A bit later Keane contacted Mick Byrne to say that he was definitely out of the World Cup.
According to Jason McAteer’s Saipan diary he called to Roy Keane’s room when Keane failed to show for a team barbecue that evening. Keane told McAteer “with a smirk” that he was leaving Saipan at 4 o’clock the next day.
Overnight Roy Keane spoke with his solicitor Michael Kennedy and the Manchester United manager, Alex Ferguson, amongst others, and according to Keane they prevailed upon him to stay with the Republic of Ireland and take part in the World Cup. Even though Keane said in his autobiography that he did change his mind again he did not make any attempt to contact McCarthy or Mick Byrne. This is curious because if he really was determined to play in the World Cup he should have contacted Mick McCarthy to confirm this as the FIFA deadline was fast approaching.
8:00 am approx. Wednesday 21 May 2002: The FAI president, Milo Corcoran, called to McCarthy’s room to tell him the Keane wanted to stay. Apparently overnight there had been a number of phone calls involving FAI officials, John Delaney, Brendon Menton and Keane’s solicitor Michael Kennedy. McCarthy dispatched Mick Byrne to Keane’s room to get confirmation that the Irish captain did indeed want to stay. According to Keane, “Just before eight o’clock, there was a knock at the door. It was Mick Byrne. ‘Roy, you’ve got three minutes to make up your mind, we’ve got to fax the squad to FIFA. I said, ‘I’ll stay.'”[RK – Page 262]. McCarthy said that a fax with Colin Healy’s name had already been sent by the time Mick Byrne returned. “Panic stations.” Soon after McCarthy discovered that that a fax with Roy Keane’s name in the squad had been sent a half hour earlier, “…before I even knew he was staying. I am livid when I hear this news.”[MMcC – Page 169].
Prior to training that morning Keane went to see McCarthy. McCarthy said that Keane offered no explanations and, “…he is more interested in the practicalities now that he’s staying.”. Keane did not have any interest in dealing with the press who were now aware that there had been rumours of Roy Keane’s exit from the World Cup squad. “We agreed that I will say that he wanted to go home for personal reasons and also because his old knee injury was acting up.”[MMcC – Page 170].
Later that day after training Roy Keane gave two interviews to newspaper journalists Tom Humphries and Paul Kimmage. In his autobiography Keane said that, “They broached the preparations in a general sort of way. I responded in kind.” [RK – Page 263]. Keane described the interviews as ‘innocuous’. McCarthy noticed Keane doing the interviews and remarked in his book that it struck him, “…as strange that he is talking to two individual journalists so soon after telling me he had no desire to talk to anyone…”[MMcC – 171].

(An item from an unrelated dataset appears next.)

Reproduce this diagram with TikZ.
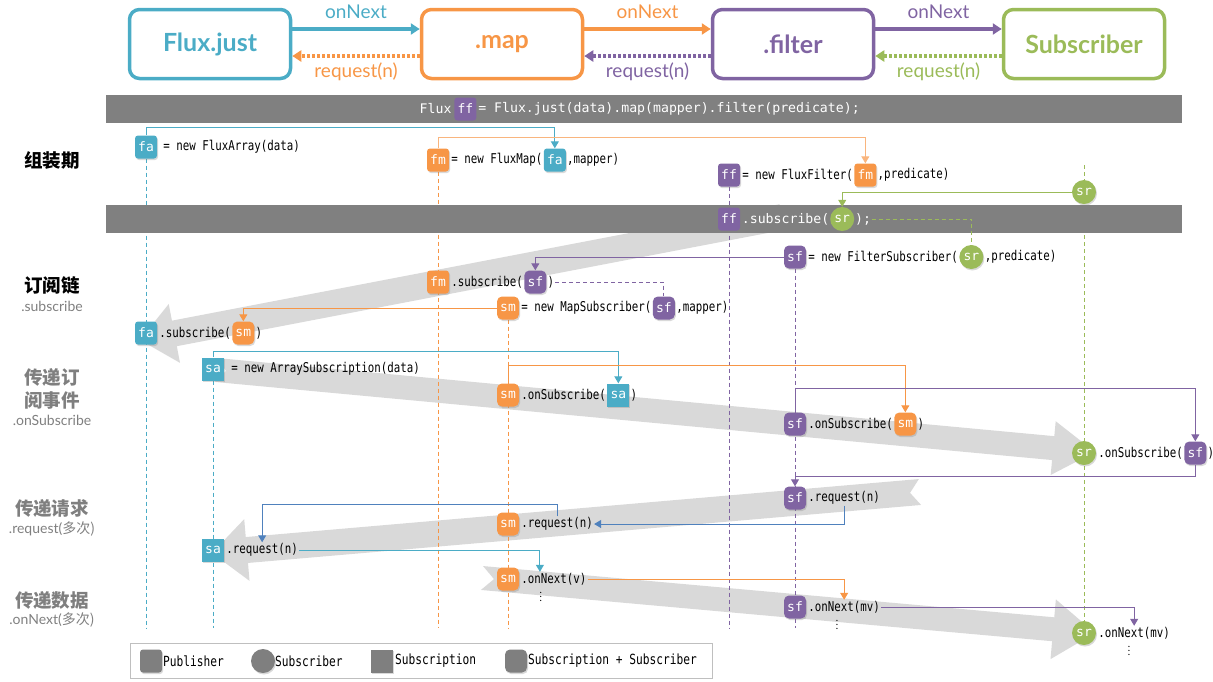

Thursday 22 May 2002: The interview with Tom Humphries appeared in the Irish Times that day. It had been scheduled for Saturday but the Irish Times recognised the incendiary nature of the interview and decided to bring forward the publication date. That afternoon Mick McCarthy got a copy of the interview from Philip Quinn of the Irish Independent. He decided to call a squad meeting for 7:30pm in the team’s private dining room. The scene for the Roy Keane – Mick McCarthy meltdown in Saipan was now set.